Le titre est prometteur et bienvenu, particulièrement en ces temps difficiles où la musique à l’école se réduit à fort peu de chose quand ce n’est au silence, alors que nous en avons tant besoin. La notion d’œuvre est limitée à l’activité d’écoute d’œuvres enregistrées, éliminant ainsi de son champ de recherche tout ce qui relève d’une authentique pratique musicale. « Un processus dynamique et social », le sous-titre, interroge, restreignant encore le domaine d’étude.
L’auteur, enseignant-chercheur à l’INSPE (ex IUFM) de Toulouse, s’est spécialisé dans la recherche relative à l’éducation musicale à l’école. Truffé de citations, en fonction du projet, l’ouvrage est structuré en trois parties. La première est centrée sur l’activité d’écoute d’œuvres dans le cadre scolaire. Son cadre, ses pratiques, ses objectifs réglementaires sont rappelés. La deuxième rend compte d’une expérimentation, visant à faire émerger les représentations de l’œuvre écoutée, et mérite un examen attentif. Trois œuvres, ou plutôt courts fragments, ont été choisis (*). Cinq auditions, séparées de moments d’échanges, de confrontation, de « négociation », par petits groupes constituaient le protocole. Deux groupes d’auditeurs « novices et experts » étaient invités à s’exprimer et partager le fruit de leurs observations. Une analyse détaillée en est conduite par l’auteur. Celle-ci rejoint ce que l’on savait de longue date, à savoir que novices et experts entendent la musique de façon comparable, sinon similaire (**). La troisième partie, intitulée « vers un modèle psycho-sociologique de l’écoute des œuvres à l’école » accrédite le souhait de l’auteur que ses observations conduisent nombre d’enseignants à en adopter la démarche.

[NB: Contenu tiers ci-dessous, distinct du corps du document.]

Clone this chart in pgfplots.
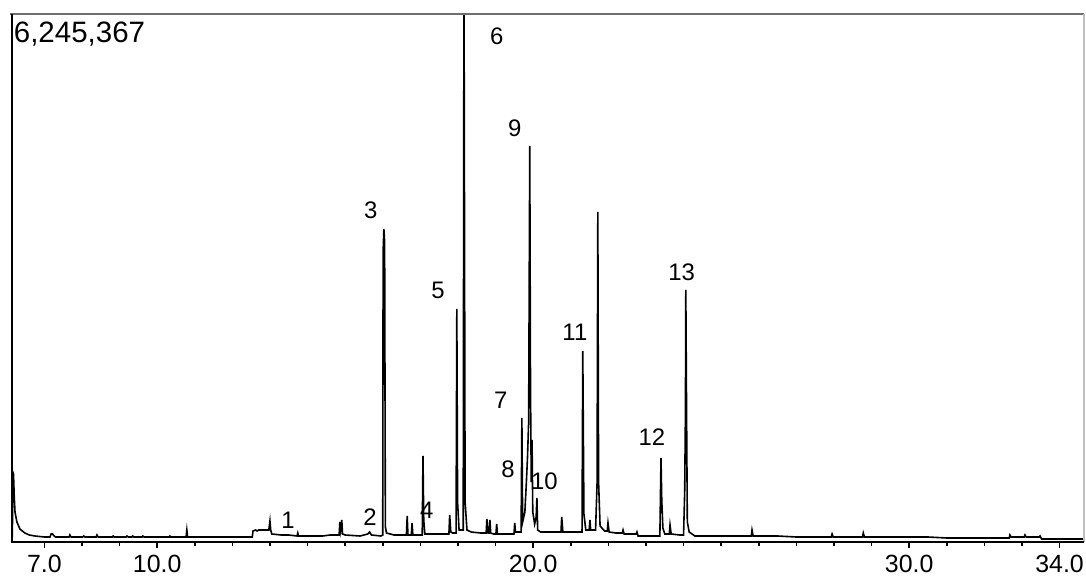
\documentclass[border=0pt]{standalone}
\usepackage{fontspec}
\setmainfont{Liberation Sans}
\usepackage{pgfplots}
\pgfplotsset{compat=1.18}
\usetikzlibrary{calc}
\definecolor{frametop}{HTML}{6E6E6E}
\begin{document}
\begin{tikzpicture}
\begin{axis}[
    name=ax,
    scale only axis,
    width=536bp, height=264bp,
    xmin=6.14, xmax=34.65,
    ymin=0, ymax=528,
    clip mode=individual,
    axis line style={draw=none},
    xtick={7,10,20,30,34},
    xticklabels={7.0,10.0,20.0,30.0,34.0},
    minor xtick={7,8,...,34},
    ytick=\empty,
    xtick pos=lower,
    tick align=outside,
    major tick length=3bp, minor tick length=2bp,
    tick style={black, line width=0.8bp},
    xticklabel style={font=\fontsize{12.5}{14}\selectfont},
]
% chromatogram trace (time in min, signal height)
\addplot[black, line width=0.8bp] coordinates {
(6.15,5) (6.16,70) (6.18,68) (6.20,45) (6.22,30) (6.27,20) (6.35,13) (6.48,9) (6.6,7) (6.75,6) (7.0,5)
(7.15,5) (7.18,8) (7.22,8) (7.26,6) (7.3,5)
(7.66,5) (7.68,7) (7.71,5) (8.02,5) (8.05,6) (8.08,5)
(8.38,5) (8.40,7) (8.43,5) (8.81,5) (8.83,6) (8.86,5)
(9.18,5) (9.20,6) (9.23,5) (9.33,5) (9.35,6) (9.38,5) (9.60,5) (9.62,6) (9.65,5)
(10.32,5) (10.34,6) (10.36,5) (10.77,5) (10.79,12) (10.81,5)
(12.53,5) (12.55,11) (12.62,12) (12.66,11) (12.70,12) (12.97,12) (13.00,21) (13.02,12) (13.05,8)
(13.3,7) (13.5,7) (13.72,6) (13.74,9) (13.76,6) (14.0,6) (14.4,6) (14.6,7)
(14.84,7) (14.86,20) (14.88,12) (14.91,22) (14.93,8) (15.0,7) (15.4,6) (15.6,8) (15.65,10) (15.7,7) (15.95,6)
(16.00,7) (16.01,290) (16.03,313) (16.05,300) (16.07,15) (16.10,9) (16.3,7)
(16.63,7) (16.65,26) (16.67,7) (16.76,7) (16.78,19) (16.80,7)
(17.05,7) (17.07,86) (17.09,22) (17.12,8) (17.4,8) (17.76,8) (17.78,27) (17.81,10) (17.86,9)
(17.95,9) (17.97,233) (17.99,40) (18.03,12)
(18.14,12) (18.16,580) (18.19,40) (18.24,12) (18.35,10) (18.6,9)
(18.75,9) (18.77,23) (18.80,9) (18.83,9) (18.85,22) (18.87,9) (18.95,8) (19.01,8) (19.03,18) (19.05,8) (19.3,8)
(19.49,8) (19.51,19) (19.53,10) (19.6,10) (19.68,10) (19.70,124) (19.72,20) (19.78,30) (19.82,60)
(19.85,85) (19.88,120) (19.91,396) (19.93,150) (19.95,60) (19.97,102) (19.99,30) (20.04,18) (20.08,25)
(20.10,44) (20.12,12) (20.2,10)
(20.74,10) (20.76,25) (20.79,10)
(21.30,10) (21.32,191) (21.35,28) (21.40,12) (21.49,12) (21.51,22) (21.53,12)
(21.66,12) (21.70,59) (21.72,330) (21.74,60) (21.78,16) (21.9,11) (21.97,11) (21.99,19) (22.02,10)
(22.2,9) (22.37,9) (22.39,12) (22.42,8) (22.6,8) (22.74,8) (22.76,10) (22.79,6) (23.2,6)
(23.37,6) (23.40,84) (23.42,42) (23.45,14) (23.5,8) (23.62,8) (23.64,17) (23.67,8) (23.9,7)
(24.00,7) (24.03,50) (24.05,130) (24.06,252) (24.08,130) (24.10,20) (24.15,10) (24.3,6) (24.6,6)
(25.80,6) (25.82,12) (25.85,6) (26.5,6)
(27.0,5) (27.93,5) (27.95,8) (27.98,5) (28.76,5) (28.78,9) (28.81,5) (29.5,5)
(30.5,5) (31.0,4) (32.0,4) (32.66,4) (32.68,7) (32.71,5) (33.06,5) (33.08,7) (33.11,5)
(33.46,5) (33.48,6) (33.52,3) (34.65,3)
};
% peak labels
\begin{scope}[every node/.style={font=\fontsize{12}{14}\selectfont, inner sep=0pt}]
\node at (axis cs:13.48,22) {1};
\node at (axis cs:15.66,25) {2};
\node at (axis cs:15.68,332) {3};
\node at (axis cs:17.17,32) {4};
\node at (axis cs:17.47,252) {5};
\node at (axis cs:19.03,506) {6};
\node at (axis cs:19.14,142) {7};
\node at (axis cs:19.33,73) {8};
\node at (axis cs:19.51,414) {9};
\node at (axis cs:20.30,61) {10};
\node at (axis cs:21.11,210) {11};
\node at (axis cs:23.16,105) {12};
\node at (axis cs:23.95,270) {13};
\end{scope}
\node[anchor=west, inner sep=0pt, font=\fontsize{14.8}{16}\selectfont] at (axis cs:6.18,508) {6,245,367};
\end{axis}
\draw[frametop, line width=1.4bp] ($(ax.north west)+(-1bp,0)$) -- (ax.north east);
\draw[black!25, line width=0.6bp] (ax.north east) -- (ax.south east);
\draw[black, line width=1.1bp] (ax.south west) -- (ax.north west);
\draw[black, line width=1bp] ($(ax.south west)+(-0.5bp,0)$) -- (ax.south east);
\pgfresetboundingbox
\path ($(ax.south west)+(-6bp,-17bp)$) rectangle ($(ax.north east)+(1bp,7bp)$);
\end{tikzpicture}
\end{document}
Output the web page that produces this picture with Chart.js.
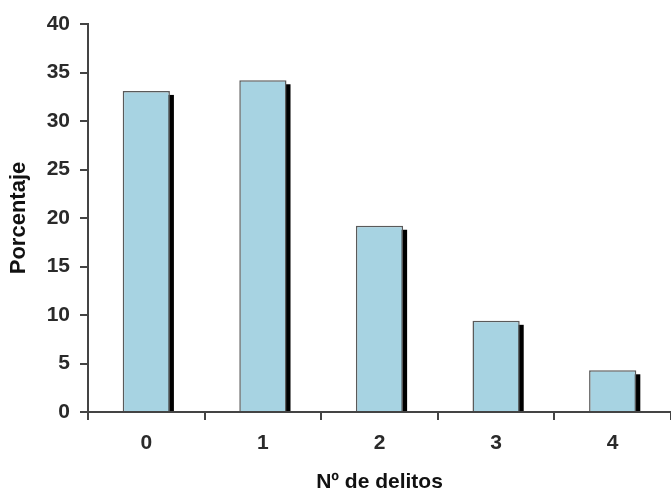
<!DOCTYPE html>
<html>
<head>
<meta charset="utf-8">
<script src="https://cdn.jsdelivr.net/npm/chart.js@4/dist/chart.umd.min.js"></script>
<style>
html,body{margin:0;padding:0;background:#fff;overflow:hidden;}
canvas{display:block;}
</style>
</head>
<body>
<canvas id="c" width="671" height="495"></canvas>
<script>
const categories = ["0", "1", "2", "3", "4"];
const porcentaje = [33.1, 34.2, 19.2, 9.4, 4.3];
const yTicks = [0, 5, 10, 15, 20, 25, 30, 35, 40];
const xTitle = "Nº de delitos";
const yTitle = "Porcentaje";

const shadowPlugin = {
  id: 'barShadow',
  beforeDatasetsDraw(chart) {
    const ctx = chart.ctx;
    const meta = chart.getDatasetMeta(0);
    ctx.save();
    ctx.fillStyle = '#000';
    meta.data.forEach(el => {
      const p = el.getProps(['x', 'y', 'base', 'width'], true);
      ctx.fillRect(p.x - p.width / 2 + 4, p.y + 4, p.width, p.base - p.y - 4);
    });
    ctx.restore();
  }
};

const tickFont = { family: "'Liberation Sans', Arial, sans-serif", size: 21, weight: 'bold' };
const xTitleFont = { family: "'Liberation Sans', Arial, sans-serif", size: 21, weight: 'bold' };
const yTitleFont = { family: "'Liberation Sans', Arial, sans-serif", size: 22, weight: 'bold' };

new Chart(document.getElementById('c'), {
  type: 'bar',
  data: {
    labels: categories,
    datasets: [{
      data: porcentaje,
      backgroundColor: '#a7d3e2',
      borderColor: '#5a5a5a',
      borderWidth: 1.5,
      barPercentage: 0.405,
      categoryPercentage: 1.0
    }]
  },
  options: {
    responsive: false,
    animation: false,
    layout: { padding: { top: 24, right: 0, bottom: 0, left: 0 } },
    plugins: { legend: { display: false }, tooltip: { enabled: false } },
    scales: {
      x: {
        offset: true,
        grid: { offset: true, drawOnChartArea: false, drawTicks: true, tickLength: 8, color: '#444', lineWidth: 2 },
        border: { display: true, color: '#444', width: 2 },
        ticks: { font: tickFont, color: '#2a2a2a', padding: 11, maxRotation: 0 },
        title: { display: true, text: xTitle, font: xTitleFont, color: '#111', padding: { top: 0, bottom: 0 } },
        afterFit(scale) { scale.height = 83; }
      },
      y: {
        min: 0, max: 40,
        afterBuildTicks(scale) { scale.ticks = yTicks.map(v => ({ value: v })); },
        grid: { drawOnChartArea: false, drawTicks: true, tickLength: 8, color: '#444', lineWidth: 2 },
        border: { display: true, color: '#444', width: 2 },
        ticks: { font: tickFont, color: '#2a2a2a', padding: 10 },
        title: { display: true, text: yTitle, font: yTitleFont, color: '#111', padding: { top: 6, bottom: 0 } },
        afterFit(scale) { scale.width = 88; }
      }
    }
  },
  plugins: [shadowPlugin]
});
</script>
</body>
</html>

La langue, malaisée, porte davantage l’empreinte du jargon des psycho-pédagogues que de celui des neuro-sciences, malgré les contributions essentielles d’Emmanuel Bigand. Les 17 pages de l’indigeste bibliographie pour 267 pages d’un texte aéré – liste oublieuse des riches travaux anglo-saxons – ressemblent fort à un alibi de prétention scientifique.
Une large part des problématiques est éludée, qui conditionnent l’écoute. Passive ou active ? Les conditions de cette dernière ? Les approches préconisées ? La pratique décrite, chronophage, pour des résultats discutables, est-elle purement expérimentale, ou, au contraire, correspond-elle à ce qui est attendu des enseignants ? L’activité d’expression verbale individuelle, la recherche de l’enrichissement du vocabulaire peuvent-elles, seules, justifier la démarche ? Car c’est bien là la thèse défendue par l’auteur : « la richesse d’une rencontre avec l’œuvre à l’école dépend de la quantité et de la qualité des questions que génère cette rencontre dans la communauté des auditeurs… » Le bénéfice sensible, cognitif et comportemental paraît mince au regard de l’activité et de sa durée. Le lecteur reste largement sur sa faim.
(*) début du prélude du célébrissime Te Deum de Marc-Antoine Charpentier ; Clin d’œil à Jean de La Fontaine, de Jacques Lejeune (1993) ; début de la troisième des Petites liturgies de Messiaen.
(**) D’autant plus que les « experts » le sont fort peu. Les graves lacunes des étudiants en « master des métiers de l’enseignement, de l’éducation et de la formation, éducation musicale » ne laissent pas d’inquiéter et traduisent bien la perte des fondamentaux sans lesquels toute construction paraît vaine. Oserai-je affirmer que nombre d’élèves musiciens de terminale ayant choisi l’option facultative du baccalauréat des décennies passées auraient été en mesure de formuler des observations beaucoup plus riches et d’argumenter de façon solide, bien que ne se destinant pas à transmettre la musique ? Désespérant constat.